SUPPLIED DATA:
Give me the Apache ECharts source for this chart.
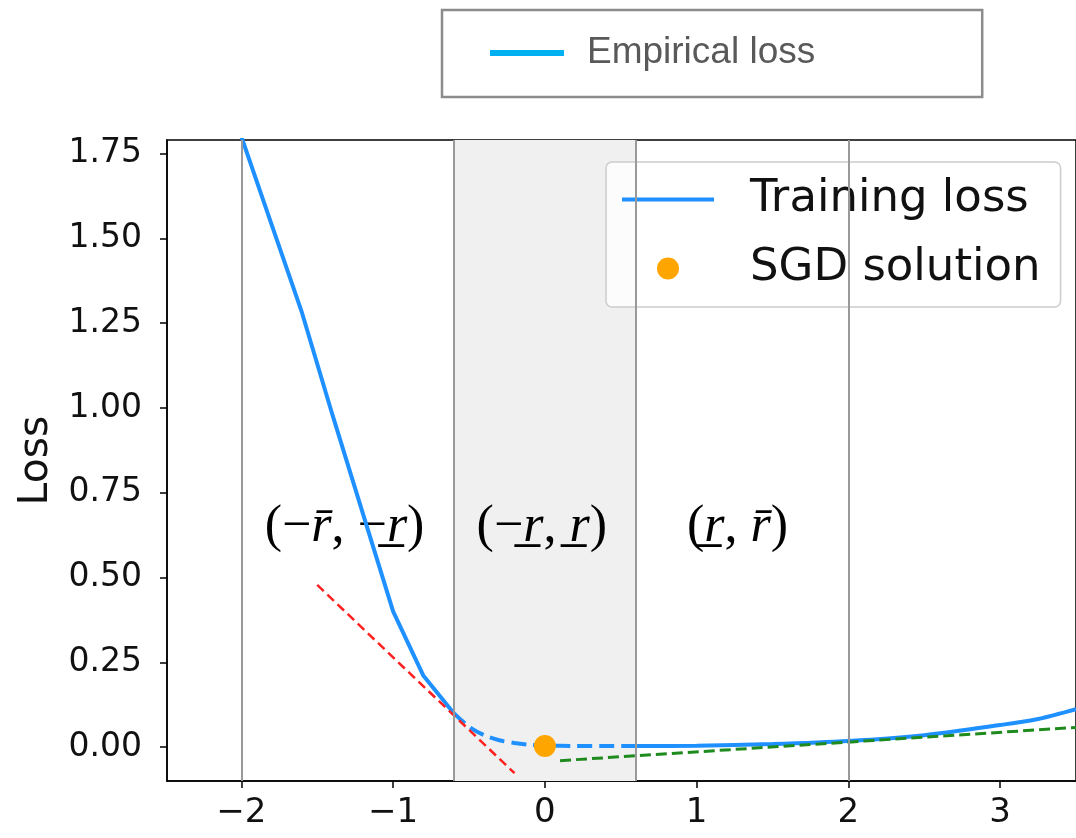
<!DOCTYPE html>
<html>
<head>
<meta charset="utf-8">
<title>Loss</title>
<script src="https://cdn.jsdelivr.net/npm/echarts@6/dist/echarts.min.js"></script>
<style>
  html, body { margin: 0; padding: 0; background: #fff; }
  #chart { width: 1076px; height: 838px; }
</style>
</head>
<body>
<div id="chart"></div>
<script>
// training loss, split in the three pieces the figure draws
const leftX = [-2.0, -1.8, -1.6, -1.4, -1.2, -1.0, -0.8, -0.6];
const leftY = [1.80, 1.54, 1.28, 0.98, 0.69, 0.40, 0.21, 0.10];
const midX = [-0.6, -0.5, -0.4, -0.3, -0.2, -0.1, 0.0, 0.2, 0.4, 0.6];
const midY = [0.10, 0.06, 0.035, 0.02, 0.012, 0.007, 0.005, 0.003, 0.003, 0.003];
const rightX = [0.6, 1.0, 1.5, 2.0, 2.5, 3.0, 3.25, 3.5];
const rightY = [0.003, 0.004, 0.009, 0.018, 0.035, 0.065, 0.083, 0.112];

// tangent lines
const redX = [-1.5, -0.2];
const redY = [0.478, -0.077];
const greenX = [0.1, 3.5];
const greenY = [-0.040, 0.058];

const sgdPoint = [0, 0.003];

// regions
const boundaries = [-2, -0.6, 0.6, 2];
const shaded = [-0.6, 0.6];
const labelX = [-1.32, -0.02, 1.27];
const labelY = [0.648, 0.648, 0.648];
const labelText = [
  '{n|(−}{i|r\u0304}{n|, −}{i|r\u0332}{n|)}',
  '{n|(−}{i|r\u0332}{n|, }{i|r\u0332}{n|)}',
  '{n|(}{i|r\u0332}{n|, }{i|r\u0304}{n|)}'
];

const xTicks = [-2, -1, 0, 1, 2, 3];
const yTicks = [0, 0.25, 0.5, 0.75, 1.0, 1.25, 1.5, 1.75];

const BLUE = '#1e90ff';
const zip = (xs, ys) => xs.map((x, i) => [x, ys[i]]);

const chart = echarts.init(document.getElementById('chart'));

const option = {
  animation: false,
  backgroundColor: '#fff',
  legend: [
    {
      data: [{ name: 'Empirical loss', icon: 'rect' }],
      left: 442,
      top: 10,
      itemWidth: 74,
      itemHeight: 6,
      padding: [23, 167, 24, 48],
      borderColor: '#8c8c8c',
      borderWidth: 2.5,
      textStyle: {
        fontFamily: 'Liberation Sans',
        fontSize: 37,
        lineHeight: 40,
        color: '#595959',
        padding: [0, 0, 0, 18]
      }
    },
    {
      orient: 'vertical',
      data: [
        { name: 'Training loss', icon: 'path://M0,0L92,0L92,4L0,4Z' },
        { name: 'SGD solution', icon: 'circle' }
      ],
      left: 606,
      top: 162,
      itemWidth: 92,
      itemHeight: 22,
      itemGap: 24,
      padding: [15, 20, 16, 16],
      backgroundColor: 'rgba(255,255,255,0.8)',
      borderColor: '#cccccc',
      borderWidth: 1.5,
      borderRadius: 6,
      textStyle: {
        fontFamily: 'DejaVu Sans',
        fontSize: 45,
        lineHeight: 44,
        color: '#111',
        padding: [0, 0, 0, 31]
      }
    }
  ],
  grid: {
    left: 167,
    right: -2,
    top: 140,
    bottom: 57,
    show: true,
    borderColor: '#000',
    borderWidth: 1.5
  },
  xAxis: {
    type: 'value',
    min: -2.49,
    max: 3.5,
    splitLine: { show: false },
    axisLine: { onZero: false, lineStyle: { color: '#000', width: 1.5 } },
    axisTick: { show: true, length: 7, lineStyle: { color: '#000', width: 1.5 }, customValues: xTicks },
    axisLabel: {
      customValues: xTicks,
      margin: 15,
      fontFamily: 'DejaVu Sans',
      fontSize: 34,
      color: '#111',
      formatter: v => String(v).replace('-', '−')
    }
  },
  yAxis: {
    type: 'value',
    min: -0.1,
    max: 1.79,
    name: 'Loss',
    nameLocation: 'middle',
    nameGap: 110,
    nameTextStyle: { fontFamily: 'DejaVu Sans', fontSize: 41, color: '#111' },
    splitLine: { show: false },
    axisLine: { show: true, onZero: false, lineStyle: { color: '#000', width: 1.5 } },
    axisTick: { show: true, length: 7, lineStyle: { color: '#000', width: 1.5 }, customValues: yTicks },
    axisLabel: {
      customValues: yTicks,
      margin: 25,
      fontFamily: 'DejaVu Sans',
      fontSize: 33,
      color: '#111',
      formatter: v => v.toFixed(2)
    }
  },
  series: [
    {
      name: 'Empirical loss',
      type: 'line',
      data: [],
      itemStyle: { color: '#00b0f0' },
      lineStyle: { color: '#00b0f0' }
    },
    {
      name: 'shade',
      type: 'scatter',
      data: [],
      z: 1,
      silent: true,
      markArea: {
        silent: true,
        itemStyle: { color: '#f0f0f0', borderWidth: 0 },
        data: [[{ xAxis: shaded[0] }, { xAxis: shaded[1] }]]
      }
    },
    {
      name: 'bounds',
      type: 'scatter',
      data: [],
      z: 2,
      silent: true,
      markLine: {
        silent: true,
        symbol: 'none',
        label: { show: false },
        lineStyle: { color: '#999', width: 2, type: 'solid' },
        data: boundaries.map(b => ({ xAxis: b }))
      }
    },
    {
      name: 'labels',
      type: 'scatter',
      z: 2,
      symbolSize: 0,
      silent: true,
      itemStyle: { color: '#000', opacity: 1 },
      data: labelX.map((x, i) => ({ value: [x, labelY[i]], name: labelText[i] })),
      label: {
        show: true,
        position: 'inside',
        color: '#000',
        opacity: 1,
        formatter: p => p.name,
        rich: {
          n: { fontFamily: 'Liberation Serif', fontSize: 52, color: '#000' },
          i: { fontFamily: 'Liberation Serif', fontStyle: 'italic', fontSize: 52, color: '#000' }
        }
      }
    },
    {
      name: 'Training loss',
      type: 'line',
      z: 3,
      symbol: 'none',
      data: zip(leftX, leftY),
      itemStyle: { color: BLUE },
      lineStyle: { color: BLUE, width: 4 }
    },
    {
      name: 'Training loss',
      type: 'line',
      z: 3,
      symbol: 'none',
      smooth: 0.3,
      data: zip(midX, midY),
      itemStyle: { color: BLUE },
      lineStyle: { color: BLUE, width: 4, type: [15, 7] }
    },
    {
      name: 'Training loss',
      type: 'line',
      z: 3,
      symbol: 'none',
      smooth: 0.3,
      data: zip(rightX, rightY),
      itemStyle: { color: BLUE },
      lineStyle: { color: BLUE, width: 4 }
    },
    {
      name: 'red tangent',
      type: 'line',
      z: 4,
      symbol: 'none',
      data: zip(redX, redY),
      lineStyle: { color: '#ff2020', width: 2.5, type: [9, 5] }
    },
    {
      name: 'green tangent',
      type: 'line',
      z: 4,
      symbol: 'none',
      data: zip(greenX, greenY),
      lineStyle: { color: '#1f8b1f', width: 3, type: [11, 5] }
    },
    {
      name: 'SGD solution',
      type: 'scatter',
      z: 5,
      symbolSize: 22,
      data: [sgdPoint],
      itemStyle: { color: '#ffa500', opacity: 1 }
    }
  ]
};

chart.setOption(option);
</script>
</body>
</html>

WHAT IS BEING ASKED: Emit the lines of the material exactly, from its first line to the line containing "const sgdPoint = [0, 0.003];", inclusive; leave every picture out.

RESPONSE:
Give me the Apache ECharts source for this chart.
<!DOCTYPE html>
<html>
<head>
<meta charset="utf-8">
<title>Loss</title>
<script src="https://cdn.jsdelivr.net/npm/echarts@6/dist/echarts.min.js"></script>
<style>
  html, body { margin: 0; padding: 0; background: #fff; }
  #chart { width: 1076px; height: 838px; }
</style>
</head>
<body>
<div id="chart"></div>
<script>
// training loss, split in the three pieces the figure draws
const leftX = [-2.0, -1.8, -1.6, -1.4, -1.2, -1.0, -0.8, -0.6];
const leftY = [1.80, 1.54, 1.28, 0.98, 0.69, 0.40, 0.21, 0.10];
const midX = [-0.6, -0.5, -0.4, -0.3, -0.2, -0.1, 0.0, 0.2, 0.4, 0.6];
const midY = [0.10, 0.06, 0.035, 0.02, 0.012, 0.007, 0.005, 0.003, 0.003, 0.003];
const rightX = [0.6, 1.0, 1.5, 2.0, 2.5, 3.0, 3.25, 3.5];
const rightY = [0.003, 0.004, 0.009, 0.018, 0.035, 0.065, 0.083, 0.112];

// tangent lines
const redX = [-1.5, -0.2];
const redY = [0.478, -0.077];
const greenX = [0.1, 3.5];
const greenY = [-0.040, 0.058];

const sgdPoint = [0, 0.003];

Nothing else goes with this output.